My Place in the Sun
Summer, 2016-17
Mine, thine.—"This dog is mine," said those poor children; "that is my place in the sun." Here is the beginning and the image of the usurpation of all the earth.
- Blaise Pascal’s Pensées, 295
Who gets to speak? Who sets the agenda? We’re told, “you’re free to decide, on condition you make the right choice . . . the implicit paradox beneath the Kantian reasoning: not only does freedom of thought not undermine actual social servitude, it positively sustains it” (Zizek, 2002, p. 3). The structures of economic and social oppression loom like large buildings on the terrain of all things abandoned, orphaned and victimised. I continually find the dichotomous Same/Self and Other remains alienating and divisive, fostering dualistic thinking: socially constructed binaries stemming from the language of division. Philosopher Slavoj Zizek has observed, the “notion of the ‘clash of civilisations’, however, must be rejected out of hand: what we are witnessing today are, rather, clashes within each civilisation” (2002, p. 41). Law, governance, society reinscribe difference until nuanced diversities are unseen or unrecognised if seen.

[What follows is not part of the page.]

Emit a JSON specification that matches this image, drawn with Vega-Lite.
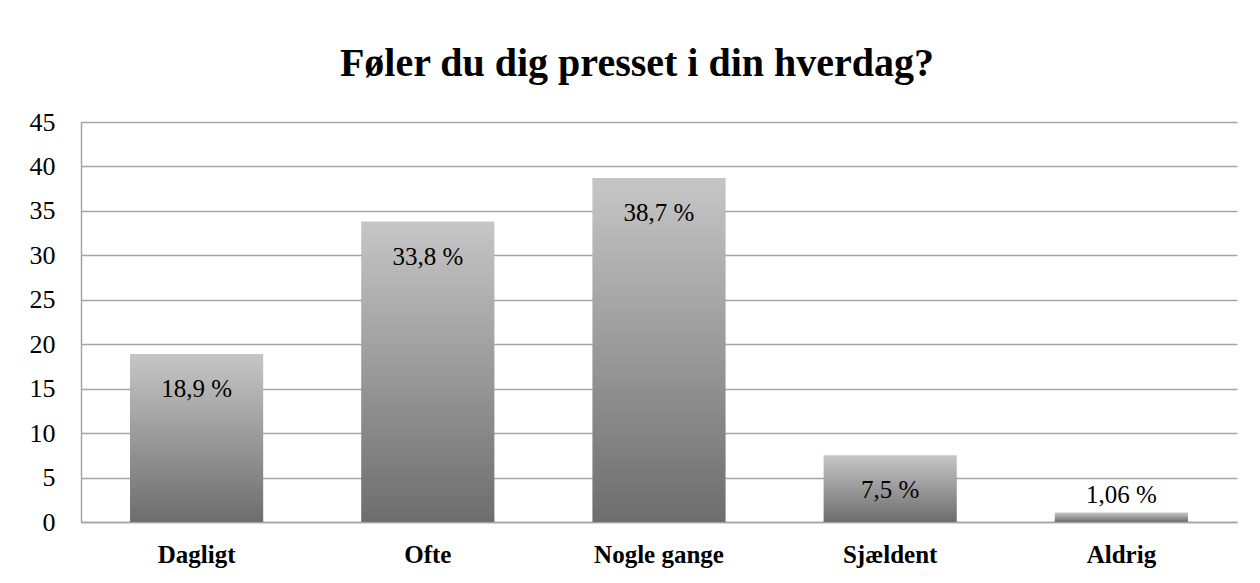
{
  "$schema": "https://vega.github.io/schema/vega-lite/v6.json",
  "width": 1156,
  "height": 400,
  "autosize": {"type": "none"},
  "padding": {"left": 81, "top": 122, "right": 23, "bottom": 61},
  "background": "white",
  "title": {
    "text": "Føler du dig presset i din hverdag?",
    "font": "Liberation Serif",
    "fontSize": 40,
    "fontWeight": "bold",
    "color": "#000000",
    "anchor": "middle",
    "frame": "group",
    "baseline": "alphabetic",
    "offset": 45,
    "dx": -22,
    "dy": 52
  },
  "data": {
    "values": [
      {"svar": "Dagligt", "pct": 18.9, "label": "18,9 %"},
      {"svar": "Ofte", "pct": 33.8, "label": "33,8 %"},
      {"svar": "Nogle gange", "pct": 38.7, "label": "38,7 %"},
      {"svar": "Sjældent", "pct": 7.5, "label": "7,5 %"},
      {"svar": "Aldrig", "pct": 1.06, "label": "1,06 %"}
    ]
  },
  "encoding": {
    "x": {
      "field": "svar",
      "type": "nominal",
      "sort": null,
      "scale": {"paddingInner": 0.424, "paddingOuter": 0.212},
      "axis": {
        "title": null,
        "labelAngle": 0,
        "labelFont": "Liberation Serif",
        "labelFontSize": 25,
        "labelFontWeight": "bold",
        "labelColor": "#000000",
        "labelPadding": 20,
        "ticks": false,
        "domain": true,
        "domainColor": "#a5a5a5",
        "domainWidth": 1.5
      }
    },
    "y": {
      "field": "pct",
      "type": "quantitative",
      "scale": {"domain": [0, 45], "nice": false},
      "axis": {
        "title": null,
        "values": [0, 5, 10, 15, 20, 25, 30, 35, 40, 45],
        "labelFont": "Liberation Serif",
        "labelFontSize": 26,
        "labelColor": "#000000",
        "labelPadding": 26,
        "ticks": false,
        "domain": true,
        "domainColor": "#a5a5a5",
        "domainWidth": 1.5,
        "grid": true,
        "gridColor": "#a5a5a5",
        "gridWidth": 1.5
      }
    }
  },
  "layer": [
    {
      "mark": {
        "type": "bar",
        "color": {
          "gradient": "linear",
          "x1": 0, "y1": 0, "x2": 0, "y2": 1,
          "stops": [
            {"offset": 0, "color": "#c6c6c6"},
            {"offset": 1, "color": "#6d6d6d"}
          ]
        }
      }
    },
    {
      "transform": [{"filter": "datum.pct > 5"}],
      "mark": {
        "type": "text",
        "font": "Liberation Serif",
        "fontSize": 25,
        "color": "#000000",
        "baseline": "middle",
        "dy": 35
      },
      "encoding": {"text": {"field": "label"}}
    },
    {
      "transform": [{"filter": "datum.pct <= 5"}],
      "mark": {
        "type": "text",
        "font": "Liberation Serif",
        "fontSize": 25,
        "color": "#000000",
        "baseline": "middle",
        "dy": -18
      },
      "encoding": {"text": {"field": "label"}}
    }
  ],
  "config": {"view": {"stroke": null}}
}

Creative practices offer a generative space to actively engage in opening dialogue that in its very act breaks down the division of Self and Other and asks us all to recognise that which makes us different from each other, and that which unites us. In particular, artistic practices which celebrate difference and invite a point of meeting within ‘difference’ offers a model for post-colonial interventions in global economies where the divisive rhetoric of ‘them and us’ has become increasingly prevalent. The act of supporting those making art work is like nurturing the growth of tiny plants as they push up from beneath the foundation of structures that overwhelm. In seeking and struggling, the cracks widen, and eventually undermine the foundations of systemic systems of injustice. What seems impossible today can become reality tomorrow, as artivist, John Jordan, reflects in an interview with Lars Kwakkenbos:
If in 1987 I would have said to you ‘Okay, you watch, this is the seed, little groups like these are opening up the public space for discourse again, in three years time [sic] the Berlin wall will come down and the Soviet empire will collapse’, you would have probably gone like, yeah yeah… But it did happen. Often such little small cultural experiments open up space and possibility for the bigger changes to happen. The real seeds for revolutionary changes can grow in artistic practices. (20 January 2011, p. 1)
Power relations continue to thwart the subaltern desire to develop culture, not just to effect change. The conversations about ‘change’ need to embrace some profound and arguably, revolutionary concepts. In the words of Myanmar’s revered political leader, Aung San Suu Kyi, “some have questioned the appropriateness of talking about such matters as metta (loving-kindness) and thissa (truth) in the political context. But politics is about people and . . . love and trust can move people more strongly than any form of coercion” (Aung San, 2010, p. 17). Love and trust in action puts others first, opening space for dialogue and ultimately, this “communicative action can serve as a form of resistance to influence the ways in which public discourse is structured, which is a necessary component of social change and hence conflict transformation” (Knight, 2014, p. 82).
The moment I revel in my own prominence, claiming my place in the sun, is the moment of occupancy which, in the words of mathematician and philosopher Blaise Pascal, leads to “the usurpation of all the earth” (Pascal, 1958, p. 76). I suggest we all can begin with something as simple as a gesture: moving towards the Other. These are subversive bodily acts. In the context of the philosophy of Emmanuel Levinas, the approach of the Other is to see face-to-face which is the situation of discourse. To see the human face of the wholly Other is to be unable to harm because “the face signifies itself” (Levinas, 1996, p. 10). The aesthetic of a work that invites conversation allows a space for emancipatory dialogic exchanges, across fractured cultural landscapes. We each have power to shift entrenched attitudinal perspectives on the Other, through gesture, discourse and service committed to love and trust.
Photography of Monica, Ellen & Grace Avery, by Mary Avery, Brighton Beach, South Australia. Used with permission, 2017.
References
Aung San, S. K. (2010). Letters from Burma. London, England: Penguin Books.
Knight, H. (2014). Articulating injustice: an exploration of young people’s experiences of participation in a conflict transformation programme that utilises the arts as a form of dialogue. Compare: A Journal of Comparative and International Education, 44(1), 77-96. doi:10.1080/03057925.2013.859881
Kwakkenbos, L. (20 January 2011). Art, Activism, and Permaculture. Foeign Policy In Focus. Retrieved from http://fpif.org/art_activism_and_permaculture/
Levinas, E. (1996). Basic Philosophical Writings (A. T. Peperzak, S. Critchley, & R. Bernasconi Eds.). Bloomington: Indiana University Press.
Pascal, B. (1958). Pascal's Pensees. New York: E.P. Dutton & Co., Inc.
Zizek, S. (2002). Welcome to the Desert of the Real! London UK: Verso.